• _Records to use_
## start
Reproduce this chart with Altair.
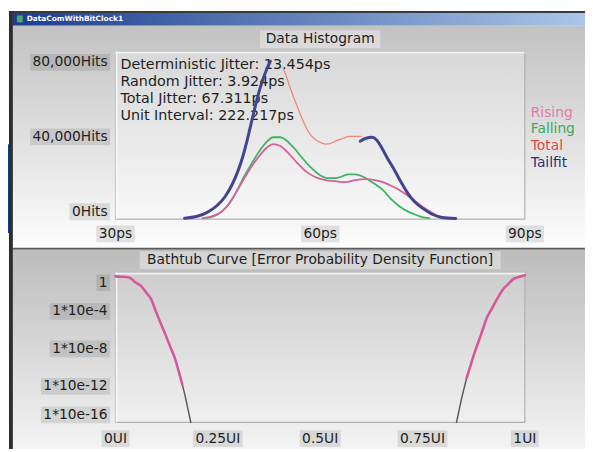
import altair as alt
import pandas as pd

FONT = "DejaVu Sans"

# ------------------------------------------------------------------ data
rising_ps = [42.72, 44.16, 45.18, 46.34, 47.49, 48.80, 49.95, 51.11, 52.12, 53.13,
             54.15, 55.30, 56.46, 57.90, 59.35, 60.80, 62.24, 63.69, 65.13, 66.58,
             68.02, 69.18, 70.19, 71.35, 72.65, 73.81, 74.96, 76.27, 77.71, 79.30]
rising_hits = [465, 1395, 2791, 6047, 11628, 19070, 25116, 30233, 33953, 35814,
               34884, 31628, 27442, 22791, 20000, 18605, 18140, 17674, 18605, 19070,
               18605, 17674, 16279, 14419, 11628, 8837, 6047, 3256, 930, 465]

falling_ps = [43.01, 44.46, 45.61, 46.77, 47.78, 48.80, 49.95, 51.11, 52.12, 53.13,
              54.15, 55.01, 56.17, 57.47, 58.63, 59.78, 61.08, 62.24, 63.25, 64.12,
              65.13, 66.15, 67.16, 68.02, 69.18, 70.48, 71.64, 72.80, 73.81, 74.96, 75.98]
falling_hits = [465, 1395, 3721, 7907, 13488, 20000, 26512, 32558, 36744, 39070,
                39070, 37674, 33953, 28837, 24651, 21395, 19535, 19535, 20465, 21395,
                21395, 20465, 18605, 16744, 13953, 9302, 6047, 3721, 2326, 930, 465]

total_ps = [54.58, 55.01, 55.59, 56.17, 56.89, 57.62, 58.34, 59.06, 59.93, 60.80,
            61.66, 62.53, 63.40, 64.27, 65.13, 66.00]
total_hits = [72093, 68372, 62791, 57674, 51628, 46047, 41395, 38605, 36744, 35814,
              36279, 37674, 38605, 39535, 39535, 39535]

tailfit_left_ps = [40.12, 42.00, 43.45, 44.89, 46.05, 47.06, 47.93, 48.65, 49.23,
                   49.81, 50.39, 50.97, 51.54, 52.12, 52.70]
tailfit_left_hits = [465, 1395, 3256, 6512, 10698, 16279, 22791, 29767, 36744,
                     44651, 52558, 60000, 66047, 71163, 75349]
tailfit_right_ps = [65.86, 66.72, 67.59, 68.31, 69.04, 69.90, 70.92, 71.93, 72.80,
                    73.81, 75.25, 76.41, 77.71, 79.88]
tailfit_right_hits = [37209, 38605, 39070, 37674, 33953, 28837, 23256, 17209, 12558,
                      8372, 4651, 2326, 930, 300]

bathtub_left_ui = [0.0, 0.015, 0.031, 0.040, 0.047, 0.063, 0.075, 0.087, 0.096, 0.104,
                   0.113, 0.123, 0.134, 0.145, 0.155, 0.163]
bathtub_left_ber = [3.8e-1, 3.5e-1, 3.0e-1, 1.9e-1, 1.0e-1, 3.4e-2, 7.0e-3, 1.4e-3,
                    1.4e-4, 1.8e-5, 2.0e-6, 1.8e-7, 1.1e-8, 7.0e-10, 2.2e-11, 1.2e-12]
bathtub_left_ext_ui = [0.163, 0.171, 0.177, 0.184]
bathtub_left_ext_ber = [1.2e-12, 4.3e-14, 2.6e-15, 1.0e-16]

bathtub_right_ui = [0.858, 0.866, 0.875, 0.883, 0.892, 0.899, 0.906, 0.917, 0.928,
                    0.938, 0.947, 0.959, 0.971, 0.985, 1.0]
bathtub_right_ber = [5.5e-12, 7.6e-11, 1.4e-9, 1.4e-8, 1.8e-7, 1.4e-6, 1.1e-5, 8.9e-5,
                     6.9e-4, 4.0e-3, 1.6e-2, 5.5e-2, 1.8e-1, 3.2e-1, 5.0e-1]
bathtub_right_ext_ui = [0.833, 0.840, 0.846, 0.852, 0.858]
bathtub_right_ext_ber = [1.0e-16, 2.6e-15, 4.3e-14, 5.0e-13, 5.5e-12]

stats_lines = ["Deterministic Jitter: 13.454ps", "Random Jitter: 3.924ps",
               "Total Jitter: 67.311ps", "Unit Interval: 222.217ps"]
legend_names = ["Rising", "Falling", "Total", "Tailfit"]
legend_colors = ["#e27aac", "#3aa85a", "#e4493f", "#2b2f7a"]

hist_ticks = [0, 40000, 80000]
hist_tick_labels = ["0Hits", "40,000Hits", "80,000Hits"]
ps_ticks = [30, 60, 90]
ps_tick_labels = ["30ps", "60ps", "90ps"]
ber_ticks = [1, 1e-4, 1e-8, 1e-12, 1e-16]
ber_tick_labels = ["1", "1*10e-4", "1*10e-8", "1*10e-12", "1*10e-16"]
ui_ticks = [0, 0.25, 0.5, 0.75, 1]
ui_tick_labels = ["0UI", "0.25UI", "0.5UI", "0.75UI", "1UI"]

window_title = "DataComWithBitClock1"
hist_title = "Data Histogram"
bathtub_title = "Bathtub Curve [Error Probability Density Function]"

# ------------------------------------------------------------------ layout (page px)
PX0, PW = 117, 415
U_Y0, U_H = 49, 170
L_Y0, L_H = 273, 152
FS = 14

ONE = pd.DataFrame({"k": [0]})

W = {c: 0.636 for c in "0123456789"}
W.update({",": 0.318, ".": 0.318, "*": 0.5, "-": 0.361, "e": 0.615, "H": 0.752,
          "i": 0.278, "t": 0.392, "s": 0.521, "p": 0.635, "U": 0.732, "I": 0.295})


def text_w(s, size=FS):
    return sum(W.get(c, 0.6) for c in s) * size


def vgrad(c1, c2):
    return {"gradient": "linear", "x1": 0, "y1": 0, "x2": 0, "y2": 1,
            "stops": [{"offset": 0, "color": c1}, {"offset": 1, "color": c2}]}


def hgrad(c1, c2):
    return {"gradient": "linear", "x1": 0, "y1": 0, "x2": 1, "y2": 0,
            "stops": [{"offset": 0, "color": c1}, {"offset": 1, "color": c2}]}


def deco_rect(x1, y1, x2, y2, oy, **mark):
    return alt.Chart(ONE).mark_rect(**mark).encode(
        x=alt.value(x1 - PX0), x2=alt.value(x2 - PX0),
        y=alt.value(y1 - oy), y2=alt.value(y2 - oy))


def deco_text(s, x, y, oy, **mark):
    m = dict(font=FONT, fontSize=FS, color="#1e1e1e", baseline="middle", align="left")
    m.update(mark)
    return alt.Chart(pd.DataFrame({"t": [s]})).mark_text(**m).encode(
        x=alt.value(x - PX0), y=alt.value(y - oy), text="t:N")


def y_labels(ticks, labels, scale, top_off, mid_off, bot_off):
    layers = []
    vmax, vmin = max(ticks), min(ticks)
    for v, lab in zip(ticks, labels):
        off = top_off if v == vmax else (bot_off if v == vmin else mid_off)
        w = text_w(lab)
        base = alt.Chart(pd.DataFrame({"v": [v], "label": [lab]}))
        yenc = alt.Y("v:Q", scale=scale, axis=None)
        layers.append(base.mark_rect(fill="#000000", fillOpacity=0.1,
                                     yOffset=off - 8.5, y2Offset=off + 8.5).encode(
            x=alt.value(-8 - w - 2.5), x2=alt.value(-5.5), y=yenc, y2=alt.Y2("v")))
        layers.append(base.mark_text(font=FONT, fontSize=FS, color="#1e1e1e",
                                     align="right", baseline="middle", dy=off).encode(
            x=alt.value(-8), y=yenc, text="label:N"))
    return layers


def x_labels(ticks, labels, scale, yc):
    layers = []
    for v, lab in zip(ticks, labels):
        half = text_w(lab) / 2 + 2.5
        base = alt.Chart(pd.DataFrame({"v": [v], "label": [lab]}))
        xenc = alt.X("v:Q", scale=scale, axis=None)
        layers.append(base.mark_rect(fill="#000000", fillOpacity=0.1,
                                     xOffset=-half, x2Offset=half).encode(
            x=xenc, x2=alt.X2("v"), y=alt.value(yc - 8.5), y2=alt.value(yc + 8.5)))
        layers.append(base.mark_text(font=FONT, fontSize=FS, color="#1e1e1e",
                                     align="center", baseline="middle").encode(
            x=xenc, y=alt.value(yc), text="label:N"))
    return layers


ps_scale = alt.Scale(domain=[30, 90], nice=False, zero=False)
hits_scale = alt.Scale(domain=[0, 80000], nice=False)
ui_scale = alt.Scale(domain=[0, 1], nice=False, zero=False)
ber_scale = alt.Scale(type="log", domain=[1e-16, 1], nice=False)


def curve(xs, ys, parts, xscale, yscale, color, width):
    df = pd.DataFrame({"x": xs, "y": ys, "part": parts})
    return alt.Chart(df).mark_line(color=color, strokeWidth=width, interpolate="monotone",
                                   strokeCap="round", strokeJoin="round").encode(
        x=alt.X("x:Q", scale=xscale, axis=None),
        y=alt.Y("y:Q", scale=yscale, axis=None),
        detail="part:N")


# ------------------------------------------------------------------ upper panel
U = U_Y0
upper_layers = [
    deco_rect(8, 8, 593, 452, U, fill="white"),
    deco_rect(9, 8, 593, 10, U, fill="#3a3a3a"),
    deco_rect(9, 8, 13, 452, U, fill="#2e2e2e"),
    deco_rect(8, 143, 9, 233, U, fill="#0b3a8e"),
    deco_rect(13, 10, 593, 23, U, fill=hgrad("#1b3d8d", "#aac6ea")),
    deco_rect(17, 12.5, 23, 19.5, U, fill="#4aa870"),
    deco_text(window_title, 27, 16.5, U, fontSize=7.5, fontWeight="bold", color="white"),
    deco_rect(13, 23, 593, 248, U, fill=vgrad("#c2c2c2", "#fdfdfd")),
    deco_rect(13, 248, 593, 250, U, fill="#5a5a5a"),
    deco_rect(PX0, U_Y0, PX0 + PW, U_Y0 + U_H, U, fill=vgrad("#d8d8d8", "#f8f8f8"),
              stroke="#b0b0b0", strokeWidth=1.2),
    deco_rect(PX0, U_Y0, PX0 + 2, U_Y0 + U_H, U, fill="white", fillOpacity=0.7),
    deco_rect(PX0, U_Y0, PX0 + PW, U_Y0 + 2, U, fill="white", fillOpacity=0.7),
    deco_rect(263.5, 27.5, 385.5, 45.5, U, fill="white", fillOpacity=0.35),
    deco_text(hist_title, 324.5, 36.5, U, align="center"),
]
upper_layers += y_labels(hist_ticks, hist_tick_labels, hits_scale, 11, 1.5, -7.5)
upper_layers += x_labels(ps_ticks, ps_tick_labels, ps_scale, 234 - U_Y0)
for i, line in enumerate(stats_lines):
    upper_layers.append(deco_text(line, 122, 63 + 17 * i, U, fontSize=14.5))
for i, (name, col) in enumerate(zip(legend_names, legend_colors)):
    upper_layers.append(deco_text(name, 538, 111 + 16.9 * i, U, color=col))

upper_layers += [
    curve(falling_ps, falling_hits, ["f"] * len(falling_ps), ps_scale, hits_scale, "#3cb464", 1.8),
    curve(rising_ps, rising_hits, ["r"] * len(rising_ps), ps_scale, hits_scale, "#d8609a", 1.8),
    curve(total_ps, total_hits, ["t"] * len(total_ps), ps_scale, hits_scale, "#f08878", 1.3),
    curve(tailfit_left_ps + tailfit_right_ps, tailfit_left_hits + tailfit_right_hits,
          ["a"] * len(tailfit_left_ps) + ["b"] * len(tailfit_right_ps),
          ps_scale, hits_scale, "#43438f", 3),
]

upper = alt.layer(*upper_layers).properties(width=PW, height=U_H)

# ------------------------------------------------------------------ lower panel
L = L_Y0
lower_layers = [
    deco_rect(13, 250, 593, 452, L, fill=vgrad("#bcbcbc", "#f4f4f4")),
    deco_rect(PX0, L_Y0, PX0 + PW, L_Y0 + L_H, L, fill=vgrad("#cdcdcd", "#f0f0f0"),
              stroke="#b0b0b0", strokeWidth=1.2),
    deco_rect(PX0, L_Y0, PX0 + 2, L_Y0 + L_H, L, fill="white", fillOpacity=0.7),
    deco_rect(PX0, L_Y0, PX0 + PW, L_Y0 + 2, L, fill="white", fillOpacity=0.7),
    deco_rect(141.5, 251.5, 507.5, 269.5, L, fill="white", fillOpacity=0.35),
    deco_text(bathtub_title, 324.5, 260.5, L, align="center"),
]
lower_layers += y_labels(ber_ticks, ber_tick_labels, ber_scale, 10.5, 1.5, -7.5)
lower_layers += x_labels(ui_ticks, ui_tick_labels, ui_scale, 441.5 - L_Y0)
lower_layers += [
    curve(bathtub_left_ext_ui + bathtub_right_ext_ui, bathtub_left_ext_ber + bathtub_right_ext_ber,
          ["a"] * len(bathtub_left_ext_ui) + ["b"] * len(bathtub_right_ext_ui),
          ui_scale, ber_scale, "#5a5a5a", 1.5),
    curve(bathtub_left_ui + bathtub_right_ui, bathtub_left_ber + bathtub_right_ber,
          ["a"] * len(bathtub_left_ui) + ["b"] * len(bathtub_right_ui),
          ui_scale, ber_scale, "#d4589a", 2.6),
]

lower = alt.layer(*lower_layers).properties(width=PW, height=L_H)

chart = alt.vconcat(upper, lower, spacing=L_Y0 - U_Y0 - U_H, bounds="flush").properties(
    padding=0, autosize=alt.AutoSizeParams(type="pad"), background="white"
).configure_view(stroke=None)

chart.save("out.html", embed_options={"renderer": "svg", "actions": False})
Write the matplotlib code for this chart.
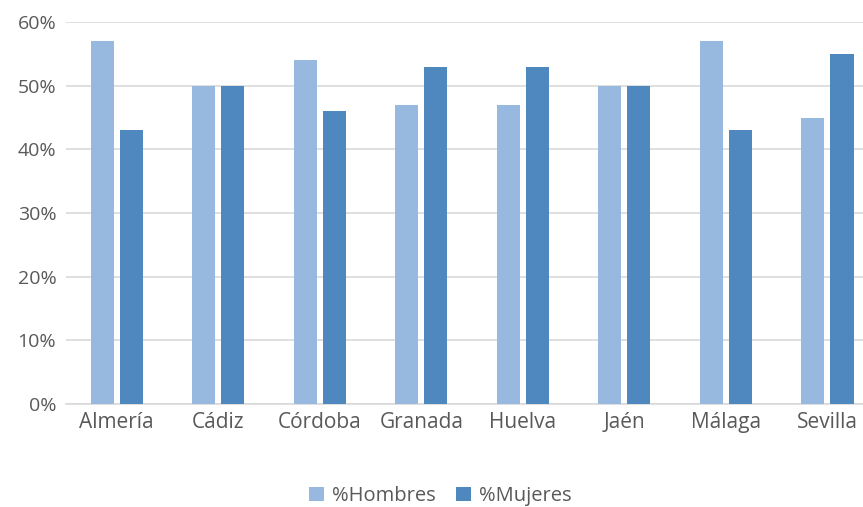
## end
Repeat the listing above up to and including the line with "36279, 37674, 38605, 39535, 39535, 39535]", starting from its first line. Drop any pictures.

• _Answer in full_
Reproduce this chart with Altair.
import altair as alt
import pandas as pd

FONT = "DejaVu Sans"

# ------------------------------------------------------------------ data
rising_ps = [42.72, 44.16, 45.18, 46.34, 47.49, 48.80, 49.95, 51.11, 52.12, 53.13,
             54.15, 55.30, 56.46, 57.90, 59.35, 60.80, 62.24, 63.69, 65.13, 66.58,
             68.02, 69.18, 70.19, 71.35, 72.65, 73.81, 74.96, 76.27, 77.71, 79.30]
rising_hits = [465, 1395, 2791, 6047, 11628, 19070, 25116, 30233, 33953, 35814,
               34884, 31628, 27442, 22791, 20000, 18605, 18140, 17674, 18605, 19070,
               18605, 17674, 16279, 14419, 11628, 8837, 6047, 3256, 930, 465]

falling_ps = [43.01, 44.46, 45.61, 46.77, 47.78, 48.80, 49.95, 51.11, 52.12, 53.13,
              54.15, 55.01, 56.17, 57.47, 58.63, 59.78, 61.08, 62.24, 63.25, 64.12,
              65.13, 66.15, 67.16, 68.02, 69.18, 70.48, 71.64, 72.80, 73.81, 74.96, 75.98]
falling_hits = [465, 1395, 3721, 7907, 13488, 20000, 26512, 32558, 36744, 39070,
                39070, 37674, 33953, 28837, 24651, 21395, 19535, 19535, 20465, 21395,
                21395, 20465, 18605, 16744, 13953, 9302, 6047, 3721, 2326, 930, 465]

total_ps = [54.58, 55.01, 55.59, 56.17, 56.89, 57.62, 58.34, 59.06, 59.93, 60.80,
            61.66, 62.53, 63.40, 64.27, 65.13, 66.00]
total_hits = [72093, 68372, 62791, 57674, 51628, 46047, 41395, 38605, 36744, 35814,
              36279, 37674, 38605, 39535, 39535, 39535]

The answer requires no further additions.